First let's clarify the different actors. The airlines offer and operate flights, the GDS (Global Distribution System) companies distribute the flights to travel agents and the latter sell to the traveller (you). The travel agents can be your local travel agent in his office, the online travel agent (OTA) like Expedia, Opodo or Kayak, or the airline itself through its website, phone service or offices.
In all cases the travel agent decides which ancillary service to sell to the customer. The travel agent probably pays to implement the service distribution (to the GDS) and receives a fee per transaction made. As meal selection is not generally a lucrative option - it is usually free of charge and I think religious or allergic people would react badly if they had to pay to get a specific meal - it is not worth offering for the travel agents. As @drat commented, the airlines have also little incentives (and higher logistic costs) to offer them. So it makes sense not to offer meal choice directly online. Note that some OTAs offer a free text field at the end of the booking without promising it will be read by anyone (I have seen that on govoyages, for example).

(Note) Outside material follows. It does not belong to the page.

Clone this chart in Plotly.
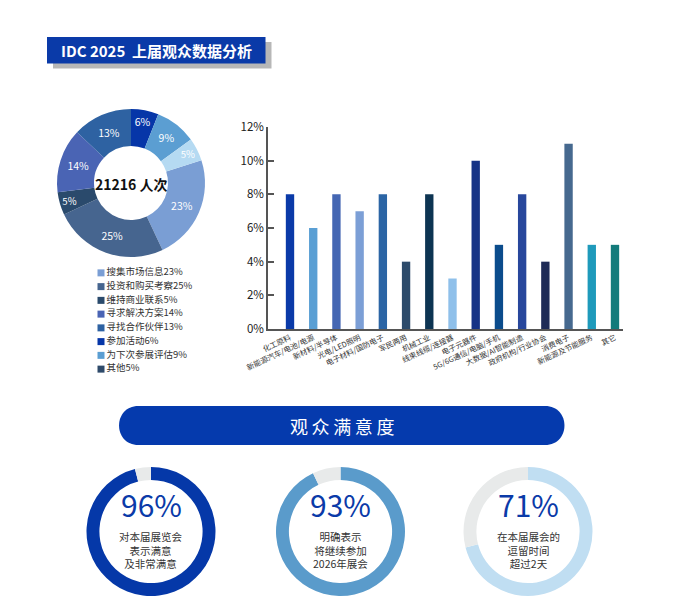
import plotly.graph_objects as go

W, H = 680, 606
FONT = "Noto Sans CJK SC, Noto Sans, sans-serif"
BLUE = "#0a3aa8"

# ---------------- data ----------------
purpose_labels = ["搜集市场信息", "投资和购买考察", "维持商业联系", "寻求解决方案",
                  "寻找合作伙伴", "参加活动", "为下次参展评估", "其他"]
purpose_values = [23, 25, 5, 14, 13, 6, 9, 5]
purpose_colors = ["#7a9ed4", "#46658f", "#2a4a6c", "#4a64b4",
                  "#2e62a2", "#0636a8", "#5b9ed2", "#b5daf2"]
legend_colors = ["#7a9ed4", "#46658f", "#2a4a6c", "#4a64b4",
                 "#2e62a2", "#0636a8", "#5b9ed2", "#2e4a6a"]
total_visitors = "21216 人次"

industry_labels = ["化工原料", "新能源汽车/电池/电源", "新材料/半导体", "光电/LED照明",
                   "电子材料/国防电子", "军民两用", "机械工业", "线束线缆/连接器",
                   "电子元器件", "5G/6G通信/电脑/手机", "大数据/AI智能制造",
                   "政府机构/行业协会", "消费电子", "新能源及节能服务", "其它"]
industry_values = [8, 6, 8, 7, 8, 4, 8, 3, 10, 5, 8, 4, 11, 5, 5]
industry_colors = ["#0a3aa8", "#5a9fd4", "#4567b3", "#7c9fd6", "#2b65a5",
                   "#2d4b6b", "#0d3452", "#8fc0ea", "#163386", "#0b4c8c",
                   "#28479c", "#1e2b56", "#46698f", "#1f9abb", "#137b7b"]
y_ticks = [0, 2, 4, 6, 8, 10, 12]
y_tick_labels = ["0%", "2%", "4%", "6%", "8%", "10%", "12%"]

sat_values = [96, 93, 71]
sat_colors = ["#0538a8", "#5a9bcb", "#c0def2"]
sat_rest_color = "#e8eaea"
sat_texts = ["对本届展览会<br>表示满意<br>及非常满意",
             "明确表示<br>将继续参加<br>2026年展会",
             "在本届展会的<br>逗留时间<br>超过2天"]


def px_x(x):
    return x / W


def px_y(y):
    return 1 - y / H


def dom(cx, cy, r):
    return dict(x=[px_x(cx - r), px_x(cx + r)], y=[px_y(cy + r), px_y(cy - r)])


fig = go.Figure()

# ---------------- main donut ----------------
fig.add_trace(go.Pie(
    labels=purpose_labels, values=purpose_values,
    marker=dict(colors=purpose_colors, line=dict(width=0)),
    hole=0.5, sort=False, direction="clockwise", rotation=72,
    texttemplate="%{value}%", textposition="inside",
    insidetextorientation="horizontal",
    textfont=dict(size=10.5, color="white", family=FONT),
    domain=dom(131, 183, 74), showlegend=False, hoverinfo="label+value",
))

# ---------------- custom legend ----------------
fig.add_trace(go.Scatter(
    x=[5] * len(purpose_labels), y=list(range(len(purpose_labels))),
    mode="markers+text",
    marker=dict(symbol="square", size=7, color=legend_colors),
    text=[f"{l}{v}%" for l, v in zip(purpose_labels, purpose_values)],
    textposition="middle right",
    textfont=dict(size=9.5, color="#333333", family=FONT),
    xaxis="x2", yaxis="y2", showlegend=False, hoverinfo="skip",
))

# ---------------- bar chart ----------------
fig.add_trace(go.Bar(
    x=industry_labels, y=industry_values,
    marker=dict(color=industry_colors, line=dict(width=0)),
    width=0.36, showlegend=False,
    hovertemplate="%{x}: %{y}%<extra></extra>",
))

# ---------------- satisfaction gauges ----------------
centers = [(151, 531.5), (340.5, 531.5), (528, 531.5)]
for (cx, cy), v, c in zip(centers, sat_values, sat_colors):
    fig.add_trace(go.Pie(
        values=[v, 100 - v], labels=["是", "否"],
        marker=dict(colors=[c, sat_rest_color], line=dict(width=0)),
        hole=0.8, sort=False, direction="clockwise", rotation=0,
        textinfo="none", domain=dom(cx, cy, 64.5), showlegend=False,
        hoverinfo="skip",
    ))

annotations = []
shapes = []

# title box
shapes.append(dict(type="rect", xref="paper", yref="paper",
                   x0=px_x(53), x1=px_x(271.5), y0=px_y(68.5), y1=px_y(42),
                   fillcolor="#b7b7b7", line=dict(width=0), layer="below"))
shapes.append(dict(type="rect", xref="paper", yref="paper",
                   x0=px_x(47), x1=px_x(265.5), y0=px_y(63.5), y1=px_y(37),
                   fillcolor=BLUE, line=dict(width=0), layer="below"))
annotations.append(dict(x=px_x(156), y=px_y(50.5), xref="paper", yref="paper",
                        text="<b>IDC 2025\u00a0 上届观众数据分析</b>", showarrow=False,
                        font=dict(size=15, color="white", family=FONT),
                        xanchor="center", yanchor="middle"))

# donut center
annotations.append(dict(x=px_x(131), y=px_y(184), xref="paper", yref="paper",
                        text=f"<b>{total_visitors}</b>", showarrow=False,
                        font=dict(size=14, color="#111111", family=FONT),
                        xanchor="center", yanchor="middle"))

# banner pill
bx0, bx1, by0, by1 = 119, 564.5, 406, 445
r = (by1 - by0) / 2
path = (f"M {px_x(bx0 + r)},{px_y(by0)} L {px_x(bx1 - r)},{px_y(by0)} "
        f"C {px_x(bx1 - r + r * 1.33)},{px_y(by0)} {px_x(bx1 - r + r * 1.33)},{px_y(by1)} "
        f"{px_x(bx1 - r)},{px_y(by1)} L {px_x(bx0 + r)},{px_y(by1)} "
        f"C {px_x(bx0 + r - r * 1.33)},{px_y(by1)} {px_x(bx0 + r - r * 1.33)},{px_y(by0)} "
        f"{px_x(bx0 + r)},{px_y(by0)} Z")
shapes.append(dict(type="path", xref="paper", yref="paper", path=path,
                   fillcolor="#053aad", line=dict(width=0), layer="below"))
annotations.append(dict(x=px_x(342), y=px_y(426), xref="paper", yref="paper",
                        text="\u2009".join("观众满意度"), showarrow=False,
                        font=dict(size=18, color="white", family=FONT),
                        xanchor="center", yanchor="middle"))

# gauge texts
for (cx, cy), v, t in zip(centers, sat_values, sat_texts):
    annotations.append(dict(x=px_x(cx), y=px_y(527), xref="paper", yref="paper",
                            text=f"{v}%", showarrow=False,
                            font=dict(size=30, color=BLUE, family=FONT),
                            xanchor="center", yanchor="bottom", borderpad=0))
    annotations.append(dict(x=px_x(cx), y=px_y(527.5), xref="paper", yref="paper",
                            text=t, showarrow=False,
                            font=dict(size=10.5, color="#333333", family=FONT),
                            xanchor="center", yanchor="top", borderpad=0))

fig.update_layout(
    width=W, height=H, margin=dict(l=0, r=0, t=0, b=0),
    paper_bgcolor="white", plot_bgcolor="rgba(0,0,0,0)",
    font=dict(family=FONT, color="#333333"),
    shapes=shapes, annotations=annotations,
    xaxis=dict(domain=[px_x(268), px_x(623)], type="category",
               range=[-0.948, 14.345], showline=True, linecolor="#555555",
               linewidth=1.5, ticks="", showgrid=False, zeroline=False,
               tickangle=-25, tickfont=dict(size=7.5, color="#333333", family=FONT),
               automargin=False, fixedrange=True),
    yaxis=dict(domain=[px_y(329), px_y(127)], range=[0, 12], tickmode="array",
               tickvals=y_ticks, ticktext=y_tick_labels,
               showline=True, linecolor="#555555", linewidth=1.5,
               ticks="inside", ticklen=6, tickwidth=1.5, tickcolor="#555555",
               showgrid=False, zeroline=False,
               tickfont=dict(size=11.5, color="#222222", family=FONT),
               automargin=False, fixedrange=True),
    xaxis2=dict(domain=[px_x(96), px_x(250)], range=[0, 154], visible=False,
                fixedrange=True),
    yaxis2=dict(domain=[px_y(376), px_y(266)], range=[7.5, -0.5], visible=False,
                fixedrange=True),
)

fig.write_html("out.html", config={"displayModeBar": False},
               post_script="document.body.style.margin='0';document.body.style.padding='0';")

In the case of Emirates and Singapore Airlines, I have in mind that their image is based on open-mindedness, globalization and respect of the culture of the travellers. I insist on the fact that it is the image I have, you might not feel the same. But offering a choice of meal is a good marketing argument for a world-wide growing airline. On the opposite, Air Transat mostly targets Canadians visiting the Caribbean and transatlantic travellers, with less of a variety of travellers. Offering a large variety of meals would be more a burden than a marketing argument to them. And Air Transat offers ancillary services on their website like seat selection, so it is a deliberate choice not to offer meal selection.
In the end, I suppose that the reasons are economical. It costs less to offer less choice and not to prepare too many meals. It depends on the travel agent you buy your tickets from, but there is no rule for who offers meal selection or does not. If it matters a lot, you can try to buy your ticket from another travel agent, it might work better.